Given the expense of using these types of large drilling machines, direct push drilling technology emerged as a viable technology in the early 1990s—making it possible to reduce costs even further for shallow drilling projects typically ranging between 10 to 60 feet below ground surface (and even deeper with cone penetrometer (CPT) machines). One feature of the direct push drilling method was the minimization of drill cuttings and fluids by means of simply displacing the unconsolidated sediment to the side of a drive cone or point during borehole advancement, as opposed to removing the cuttings and fluids from the borehole. A key requirement in accomplishing this procedure was to reduce the diameter of the drive cone and drive rod to diameters typically less than 1.5 to 2-inches in order to reduce frictional surface area which is critical for direct push borehole advancement. As a result of the direct push technology, relatively small diameter monitoring wells could be installed to shallow depths at significant cost savings compared to 2-inch and 4-inch monitoring wells installed with more traditional drilling technologies (described above).

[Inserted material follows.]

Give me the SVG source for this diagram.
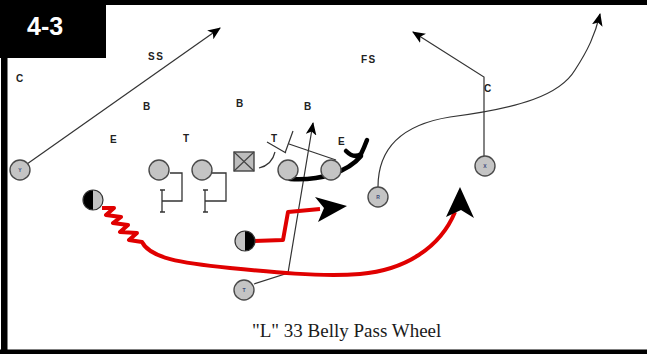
<svg xmlns="http://www.w3.org/2000/svg" width="647" height="354" viewBox="0 0 647 354">
  <style>
    .lbl { font-family: "Liberation Sans", Arial, sans-serif; font-weight: bold; font-size: 10px; fill: #222; }
    .pl { fill: #c4c4c4; stroke: #4a4a4a; stroke-width: 1.4; }
    .tiny { font-family: "Liberation Sans", Arial, sans-serif; font-size: 5px; font-weight: bold; fill: #3a4a7a; text-anchor: middle; }
    .thin { fill: none; stroke: #333; stroke-width: 1.2; }
    .red { fill: none; stroke: #e00000; stroke-width: 4; stroke-linejoin: round; }
    .blk { fill: none; stroke: #000; stroke-width: 4.5; stroke-linecap: round; }
    .brk { fill: none; stroke: #333; stroke-width: 1.3; }
  </style>
  <defs>
    <marker id="arr" viewBox="0 0 12 10" refX="11" refY="5" markerWidth="13" markerHeight="11" markerUnits="userSpaceOnUse" orient="auto">
      <path d="M0,0 L12,5 L0,10 L3,5 z" fill="#000"/>
    </marker>
  </defs>

  <rect x="0" y="0" width="647" height="354" fill="#fff"/>

  <!-- frame -->
  <g id="frame">
    <rect x="0" y="0" width="647" height="5" fill="#000"/>
    <rect x="1" y="0" width="6.5" height="354" fill="#000"/>
    <rect x="0" y="349.5" width="647" height="4.5" fill="#000"/>
    <rect x="0" y="0" width="106" height="58" fill="#000"/>
    <text x="27" y="35" font-family="Liberation Sans, Arial, sans-serif" font-weight="bold" font-size="25" fill="#fff">4-3</text>
  </g>

  <!-- defensive labels -->
  <g id="defense">
    <text class="lbl" x="16" y="82">C</text>
    <text class="lbl" x="148" y="60" letter-spacing="1.5">SS</text>
    <text class="lbl" x="361" y="63" letter-spacing="1.5">FS</text>
    <text class="lbl" x="143" y="110">B</text>
    <text class="lbl" x="236" y="107">B</text>
    <text class="lbl" x="304" y="110">B</text>
    <text class="lbl" x="110" y="143">E</text>
    <text class="lbl" x="183" y="142">T</text>
    <text class="lbl" x="271" y="142">T</text>
    <text class="lbl" x="338" y="145">E</text>
    <text class="lbl" x="484" y="92">C</text>
  </g>

  <!-- connectors -->
  <g id="connectors">
    <path class="thin" d="M27,164 L220,28" marker-end="url(#arr)"/>
    <path class="thin" d="M254,284 L288,273 L313,123" marker-end="url(#arr)"/>
    <path class="thin" d="M484,156 L484,77 L413,32" marker-end="url(#arr)"/>
    <path class="thin" d="M378,187 C378,150 400,125 450,117 C520,108 560,95 575,70 C588,50 595,35 600,14" marker-end="url(#arr)"/>
    <!-- line blocks -->
    <path class="brk" d="M170,173 L182,173 L182,201 L162,201 M162,190 L162,212 M160,190 L165,190 M160,212 L165,212"/>
    <path class="brk" d="M212,173 L226,173 L226,201 L205,201 M205,190 L205,212 M203,190 L208,190 M203,212 L208,212"/>
    <path class="thin" d="M267,142 L286,153 M293,131 L285,153 M289,144 L336,160"/>
    <path class="thin" d="M259,168 Q272,165 275,152"/>
    <!-- down block -->
    <path class="blk" d="M290,179 C320,181 348,172 361,156"/>
    <path class="blk" d="M346,151 Q354,159 361,154 Q364,148 367,140"/>
    <!-- wheel -->
    <path class="red" d="M102,208 L114,208 L106,215 L121,217 L113,223 L128,225 L120,232 L137,233 L129,240 L142,242 C150,258 180,263 230,268 C270,272 320,277 360,274 C405,270 440,248 455,212"/>
    <polygon points="460,187 474,218 461,210 446,217" fill="#000"/>
    <!-- belly -->
    <path class="red" d="M254,241 L283,240 L288,212 L320,209"/>
    <polygon points="347,206 315,197 324,208 318,222" fill="#000"/>
  </g>

  <!-- offense -->
  <g id="lt"><circle class="pl" cx="159" cy="170" r="10"/></g>
  <g id="lg"><circle class="pl" cx="202" cy="170" r="10"/></g>
  <g id="center">
    <rect x="234" y="152" width="20" height="19" fill="#bdbdbd" stroke="#444" stroke-width="1.4"/>
    <path d="M234,152 L254,171 M254,152 L234,171" stroke="#444" stroke-width="1.2"/>
  </g>
  <g id="rg"><circle class="pl" cx="288" cy="170" r="10"/></g>
  <g id="rt"><circle class="pl" cx="331" cy="170" r="10"/></g>
  <g id="y"><circle class="pl" cx="20" cy="170" r="10"/><text class="tiny" x="20" y="172">Y</text></g>
  <g id="r"><circle class="pl" cx="378" cy="197" r="10"/><text class="tiny" x="378" y="199">R</text></g>
  <g id="x"><circle class="pl" cx="485" cy="166" r="10"/><text class="tiny" x="485" y="168">X</text></g>
  <g id="t"><circle class="pl" cx="244" cy="290" r="10"/><text class="tiny" x="244" y="292">T</text></g>
  <g id="hb">
    <path d="M93,190 A10,10 0 0 0 93,210 Z" fill="#000"/>
    <path d="M93,190 A10,10 0 0 1 93,210 Z" fill="#c4c4c4"/>
    <circle cx="93" cy="200" r="10" fill="none" stroke="#333" stroke-width="1.2"/>
  </g>
  <g id="qb">
    <path d="M245,231 A10,10 0 0 0 245,251 Z" fill="#c4c4c4"/>
    <path d="M245,231 A10,10 0 0 1 245,251 Z" fill="#000"/>
    <circle cx="245" cy="241" r="10" fill="none" stroke="#333" stroke-width="1.2"/>
  </g>

  <text x="252" y="337" font-family="Liberation Serif, Times New Roman, serif" font-size="19" fill="#1a1a1a">"L" 33 Belly Pass Wheel</text>
</svg>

Fluid monitoring wells consist of a riser pipe with an attached fluid inlet structure at a bottom end of the riser pipe, and are normally of a diameter of at least 2 inches. They are installed in the ground to a depth of a fluid to be sampled and with the fluid inlet structure being of an appropriate length. Once the well structure is in place with the desired configuration, fluid from one zone flows into the riser pipe and rises to an equilibrium point within the pipe. Fluid is then sampled from within the riser pipe using various methods. Unfortunately, a problem with the above-described drilling technologies is that there is no isolation of well bore fluids between the riser pipe and fluid inlet structure of the fluid monitoring well, regardless of diameter.

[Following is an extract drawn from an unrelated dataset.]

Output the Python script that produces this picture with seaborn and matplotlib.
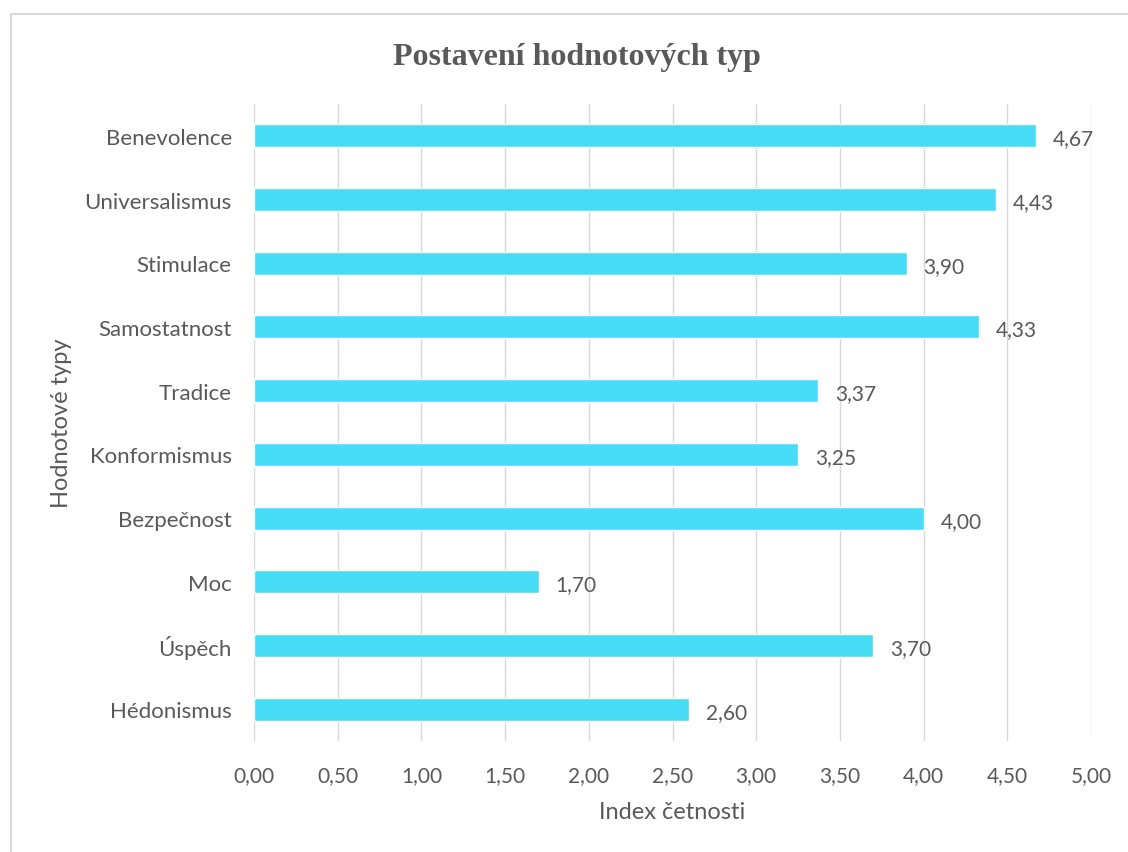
import numpy as np
import pandas as pd
import matplotlib
matplotlib.use("Agg")
import matplotlib.pyplot as plt
import seaborn as sns

categories = ["Benevolence", "Universalismus", "Stimulace", "Samostatnost", "Tradice",
              "Konformismus", "Bezpečnost", "Moc", "Úspěch", "Hédonismus"]
values = [4.67, 4.43, 3.90, 4.33, 3.37, 3.25, 4.00, 1.70, 3.70, 2.60]
xticks = [0, 0.5, 1, 1.5, 2, 2.5, 3, 3.5, 4, 4.5, 5]

df = pd.DataFrame({"typ": categories, "index": values})

sns.set_theme(style="white")
plt.rcParams['font.family'] = ['Lato', 'DejaVu Sans']
txt = "#595959"

fig = plt.figure(figsize=(11.28, 8.53), dpi=100)
ax = fig.add_axes([254/1128, 1-742/853, (1091-254)/1128, (742-105)/853])

sns.barplot(data=df, x="index", y="typ", color="#48DDF7", width=0.36, saturation=1,
            ax=ax, zorder=3)

ax.set_xlim(0, 5)
ax.set_xticks(xticks)
ax.set_xticklabels([f"{t:.2f}".replace(".", ",") for t in xticks], fontsize=15, color=txt)
ax.tick_params(axis="y", labelsize=16, labelcolor=txt, length=0, pad=16)
ax.tick_params(axis="x", length=0, pad=17)
ax.grid(axis="x", color="#D9D9D9", linewidth=1, zorder=0)
for s in ax.spines.values():
    s.set_visible(False)

for i, v in enumerate(values):
    ax.text(v + 0.1, i + 0.04, f"{v:.2f}".replace(".", ","), va="center", ha="left",
            fontsize=15, color=txt)

ax.set_xlabel("Index četnosti", fontsize=17, color=txt)
ax.set_ylabel("Hodnotové typy", fontsize=17, color=txt)
ax.xaxis.set_label_coords(0.5, (742-813)/637, transform=ax.transAxes)
ax.yaxis.set_label_coords((62-254)/837, (742-423)/637, transform=ax.transAxes)
ax.xaxis.label.set_va("center")
ax.yaxis.label.set_va("center")

fig.text(577/1128, 1-57/853, "Postavení hodnotových typ", ha="center", va="center",
         fontsize=23, fontweight="bold", color=txt, family="Liberation Serif")

fig.patches.append(plt.Rectangle((11/1128, -0.1), 1.2, 1-15/853+0.1, transform=fig.transFigure,
                                 fill=False, edgecolor="#D9D9D9", linewidth=1.5))

fig.savefig("out.png", dpi=100, facecolor="white")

With conventional technology, it is difficult or impossible to cost-effectively and properly isolate the standing fluid in the riser pipe from the desired fluid in the fluid inlet structure. Therefore, it is entirely possible for the stagnant and possibly non-representative fluid in the riser pipe to mix with the fluid in the fluid inlet structure during purging and sampling. As a result, the collected fluid samples may be altered or biased to provide a non-representative result.
In an effort to reduce the negative impact to these fluid samples and increase the likelihood of relatively representative results, environmental regulations within the fluid monitoring industry require certain amounts of fluid be purged from the riser pipe prior to sampling to remove stagnant standing fluid and/or fluid that is non-representative. Many branches of state and local environmental agencies still require that at least 3 to 5 wet casing volumes be removed from the well structure as a means of eliminating all of the stagnant and non-representative fluid from the fluid inlet structure and riser pipe zones. Hence, there is significant fluid drawdown inside the well to facilitate this process. As stagnant and/or non representative fluid is removed, new fluid is drawn into the riser pipe from the fluid inlet structure. In theory, the intent of this process is to increase the likelihood that the fluid samples taken will statistically reflect actual fluid conditions. The downside to using this procedure, however, is that it is necessary to remove (purge) substantial quantities of fluid at a significant cost.
Many state and local agencies now allow a procedure called “low-flow sampling” as a common practice for the purpose of reducing the amount of fluid purged when using 3 to 5 wet casing volumes. Low-flow sampling requires that the fluid within the riser pipe not be drawn down significantly during the sampling event. Therefore, the recharge rate of fluid into the riser pipe from the intake area must be nearly equal to the rate of fluid discharged during purging and sampling. This can require monitoring of actual drawdown during sampling by means of an electrical or fiber optic transducer inserted into the well to detect changes in fluid level.